Quote all of the data exactly as given. Skip every picture it contains.
::::::::::
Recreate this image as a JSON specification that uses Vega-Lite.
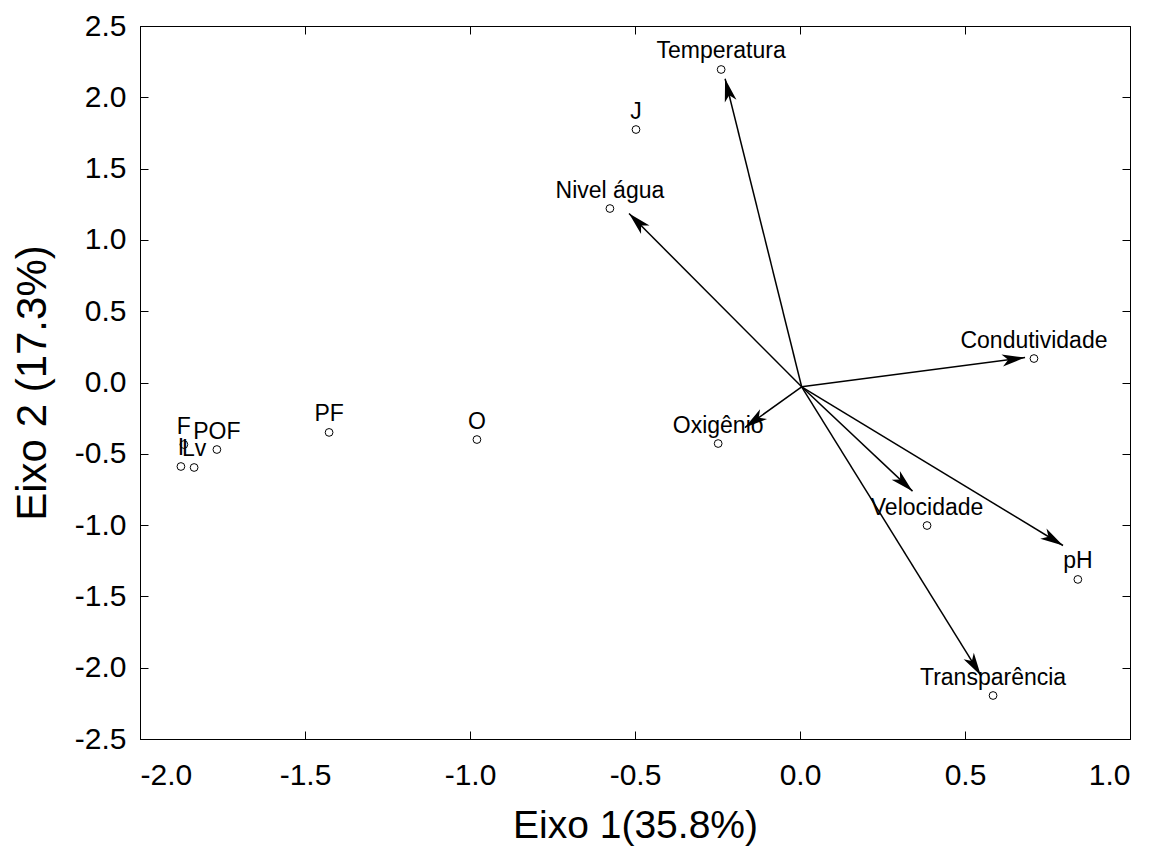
{
  "$schema": "https://vega.github.io/schema/vega-lite/v6.json",
  "width": 990,
  "height": 713,
  "autosize": "none",
  "padding": {"left": 140, "top": 26, "right": 31, "bottom": 112},
  "background": "white",
  "config": {
    "view": {"stroke": "black", "strokeWidth": 1},
    "axis": {
      "grid": false,
      "domainColor": "black",
      "tickColor": "black",
      "labelColor": "black",
      "titleColor": "black",
      "labelFont": "Liberation Sans",
      "titleFont": "Liberation Sans",
      "labelFontSize": 30,
      "titleFontWeight": "normal",
      "tickSize": -8
    }
  },
  "datasets": {
    "pts": [
      {"name": "Temperatura", "x": -0.239, "y": 2.195},
      {"name": "J", "x": -0.497, "y": 1.774},
      {"name": "Nivel água", "x": -0.576, "y": 1.22},
      {"name": "Condutividade", "x": 0.709, "y": 0.168},
      {"name": "Oxigênio", "x": -0.248, "y": -0.428},
      {"name": "Velocidade", "x": 0.385, "y": -1.003},
      {"name": "pH", "x": 0.842, "y": -1.381},
      {"name": "Transparência", "x": 0.585, "y": -2.195},
      {"name": "O", "x": -0.979, "y": -0.4},
      {"name": "PF", "x": -1.427, "y": -0.35},
      {"name": "POF", "x": -1.767, "y": -0.47},
      {"name": "F", "x": -1.867, "y": -0.435},
      {"name": "I", "x": -1.876, "y": -0.589},
      {"name": "Lv", "x": -1.836, "y": -0.596}
    ],
    "vec": [
      {"name": "Temperatura", "x0": 0.005, "y0": -0.03, "xe": -0.227, "ye": 2.13},
      {"name": "Nivel água", "x0": 0.005, "y0": -0.03, "xe": -0.518, "ye": 1.185},
      {"name": "Condutividade", "x0": 0.005, "y0": -0.03, "xe": 0.682, "ye": 0.175},
      {"name": "Oxigênio", "x0": 0.005, "y0": -0.03, "xe": -0.167, "ye": -0.316},
      {"name": "Velocidade", "x0": 0.005, "y0": -0.03, "xe": 0.341, "ye": -0.762},
      {"name": "pH", "x0": 0.005, "y0": -0.03, "xe": 0.797, "ye": -1.143},
      {"name": "Transparência", "x0": 0.005, "y0": -0.03, "xe": 0.548, "ye": -2.055}
    ]
  },
  "layer": [
    {
      "data": {"name": "vec"},
      "mark": {"type": "rule", "color": "black", "strokeWidth": 1.5},
      "encoding": {
        "x": {"field": "x0", "type": "quantitative", "scale": {"domain": [-2, 1], "nice": false, "zero": false},
              "axis": {"orient": "top", "labels": false, "title": null, "values": [-2, -1.5, -1, -0.5, 0, 0.5, 1], "domain": false}},
        "y": {"field": "y0", "type": "quantitative", "scale": {"domain": [-2.5, 2.5], "nice": false, "zero": false},
              "axis": {"orient": "right", "labels": false, "title": null, "values": [-2.5, -2, -1.5, -1, -0.5, 0, 0.5, 1, 1.5, 2, 2.5], "domain": false}},
        "x2": {"field": "xe"},
        "y2": {"field": "ye"}
      }
    },
    {
      "data": {"name": "vec"},
      "transform": [
        {"calculate": "atan2((datum.xe - datum.x0) * 330, (datum.ye - datum.y0) * 142.6) * 180 / PI", "as": "ang"}
      ],
      "mark": {"type": "point", "shape": "M0,0 L0.6,2.3 L0,1.7 L-0.6,2.3 Z", "filled": true, "color": "black", "opacity": 1, "size": 400},
      "encoding": {
        "x": {"field": "xe", "type": "quantitative", "axis": null},
        "y": {"field": "ye", "type": "quantitative", "axis": null},
        "angle": {"field": "ang", "type": "quantitative", "scale": null}
      }
    },
    {
      "data": {"name": "pts"},
      "mark": {"type": "point", "shape": "circle", "filled": false, "color": "black", "strokeWidth": 1, "size": 60, "opacity": 1},
      "encoding": {
        "x": {"field": "x", "type": "quantitative", "scale": {"domain": [-2, 1], "nice": false, "zero": false},
              "axis": {"orient": "bottom", "title": "Eixo 1(35.8%)", "titleFontSize": 39, "titlePadding": 16, "labelPadding": 29, "format": ".1f", "labelExpr": "replace(datum.label, '−', '-')", "values": [-2, -1.5, -1, -0.5, 0, 0.5, 1]}},
        "y": {"field": "y", "type": "quantitative", "scale": {"domain": [-2.5, 2.5], "nice": false, "zero": false},
              "axis": {"orient": "left", "title": "Eixo 2 (17.3%)", "titleFontSize": 42, "titlePadding": 20, "labelPadding": 22, "format": ".1f", "labelExpr": "replace(datum.label, '−', '-')", "values": [-2.5, -2, -1.5, -1, -0.5, 0, 0.5, 1, 1.5, 2, 2.5]}}
      }
    },
    {
      "data": {"name": "pts"},
      "mark": {"type": "text", "font": "Liberation Sans", "fontSize": 23, "color": "black", "baseline": "alphabetic", "align": "center", "dy": -11},
      "encoding": {
        "x": {"field": "x", "type": "quantitative", "axis": null},
        "y": {"field": "y", "type": "quantitative", "axis": null},
        "text": {"field": "name"}
      }
    }
  ],
  "resolve": {"axis": {"x": "independent", "y": "independent"}}
}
::::::::::
**FINAL ANSWER:**
Recreate this image as a JSON specification that uses Vega-Lite.
{
  "$schema": "https://vega.github.io/schema/vega-lite/v6.json",
  "width": 990,
  "height": 713,
  "autosize": "none",
  "padding": {"left": 140, "top": 26, "right": 31, "bottom": 112},
  "background": "white",
  "config": {
    "view": {"stroke": "black", "strokeWidth": 1},
    "axis": {
      "grid": false,
      "domainColor": "black",
      "tickColor": "black",
      "labelColor": "black",
      "titleColor": "black",
      "labelFont": "Liberation Sans",
      "titleFont": "Liberation Sans",
      "labelFontSize": 30,
      "titleFontWeight": "normal",
      "tickSize": -8
    }
  },
  "datasets": {
    "pts": [
      {"name": "Temperatura", "x": -0.239, "y": 2.195},
      {"name": "J", "x": -0.497, "y": 1.774},
      {"name": "Nivel água", "x": -0.576, "y": 1.22},
      {"name": "Condutividade", "x": 0.709, "y": 0.168},
      {"name": "Oxigênio", "x": -0.248, "y": -0.428},
      {"name": "Velocidade", "x": 0.385, "y": -1.003},
      {"name": "pH", "x": 0.842, "y": -1.381},
      {"name": "Transparência", "x": 0.585, "y": -2.195},
      {"name": "O", "x": -0.979, "y": -0.4},
      {"name": "PF", "x": -1.427, "y": -0.35},
      {"name": "POF", "x": -1.767, "y": -0.47},
      {"name": "F", "x": -1.867, "y": -0.435},
      {"name": "I", "x": -1.876, "y": -0.589},
      {"name": "Lv", "x": -1.836, "y": -0.596}
    ],
    "vec": [
      {"name": "Temperatura", "x0": 0.005, "y0": -0.03, "xe": -0.227, "ye": 2.13},
      {"name": "Nivel água", "x0": 0.005, "y0": -0.03, "xe": -0.518, "ye": 1.185},
      {"name": "Condutividade", "x0": 0.005, "y0": -0.03, "xe": 0.682, "ye": 0.175},
      {"name": "Oxigênio", "x0": 0.005, "y0": -0.03, "xe": -0.167, "ye": -0.316},
      {"name": "Velocidade", "x0": 0.005, "y0": -0.03, "xe": 0.341, "ye": -0.762},
      {"name": "pH", "x0": 0.005, "y0": -0.03, "xe": 0.797, "ye": -1.143},
      {"name": "Transparência", "x0": 0.005, "y0": -0.03, "xe": 0.548, "ye": -2.055}
    ]
  },
  "layer": [
    {
      "data": {"name": "vec"},
      "mark": {"type": "rule", "color": "black", "strokeWidth": 1.5},
      "encoding": {
        "x": {"field": "x0", "type": "quantitative", "scale": {"domain": [-2, 1], "nice": false, "zero": false},
              "axis": {"orient": "top", "labels": false, "title": null, "values": [-2, -1.5, -1, -0.5, 0, 0.5, 1], "domain": false}},
        "y": {"field": "y0", "type": "quantitative", "scale": {"domain": [-2.5, 2.5], "nice": false, "zero": false},
              "axis": {"orient": "right", "labels": false, "title": null, "values": [-2.5, -2, -1.5, -1, -0.5, 0, 0.5, 1, 1.5, 2, 2.5], "domain": false}},
        "x2": {"field": "xe"},
        "y2": {"field": "ye"}
      }
    },
    {
      "data": {"name": "vec"},
      "transform": [
        {"calculate": "atan2((datum.xe - datum.x0) * 330, (datum.ye - datum.y0) * 142.6) * 180 / PI", "as": "ang"}
      ],
      "mark": {"type": "point", "shape": "M0,0 L0.6,2.3 L0,1.7 L-0.6,2.3 Z", "filled": true, "color": "black", "opacity": 1, "size": 400},
      "encoding": {
        "x": {"field": "xe", "type": "quantitative", "axis": null},
        "y": {"field": "ye", "type": "quantitative", "axis": null},
        "angle": {"field": "ang", "type": "quantitative", "scale": null}
      }
    },
    {
      "data": {"name": "pts"},
      "mark": {"type": "point", "shape": "circle", "filled": false, "color": "black", "strokeWidth": 1, "size": 60, "opacity": 1},
      "encoding": {
        "x": {"field": "x", "type": "quantitative", "scale": {"domain": [-2, 1], "nice": false, "zero": false},
              "axis": {"orient": "bottom", "title": "Eixo 1(35.8%)", "titleFontSize": 39, "titlePadding": 16, "labelPadding": 29, "format": ".1f", "labelExpr": "replace(datum.label, '−', '-')", "values": [-2, -1.5, -1, -0.5, 0, 0.5, 1]}},
        "y": {"field": "y", "type": "quantitative", "scale": {"domain": [-2.5, 2.5], "nice": false, "zero": false},
              "axis": {"orient": "left", "title": "Eixo 2 (17.3%)", "titleFontSize": 42, "titlePadding": 20, "labelPadding": 22, "format": ".1f", "labelExpr": "replace(datum.label, '−', '-')", "values": [-2.5, -2, -1.5, -1, -0.5, 0, 0.5, 1, 1.5, 2, 2.5]}}
      }
    },
    {
      "data": {"name": "pts"},
      "mark": {"type": "text", "font": "Liberation Sans", "fontSize": 23, "color": "black", "baseline": "alphabetic", "align": "center", "dy": -11},
      "encoding": {
        "x": {"field": "x", "type": "quantitative", "axis": null},
        "y": {"field": "y", "type": "quantitative", "axis": null},
        "text": {"field": "name"}
      }
    }
  ],
  "resolve": {"axis": {"x": "independent", "y": "independent"}}
}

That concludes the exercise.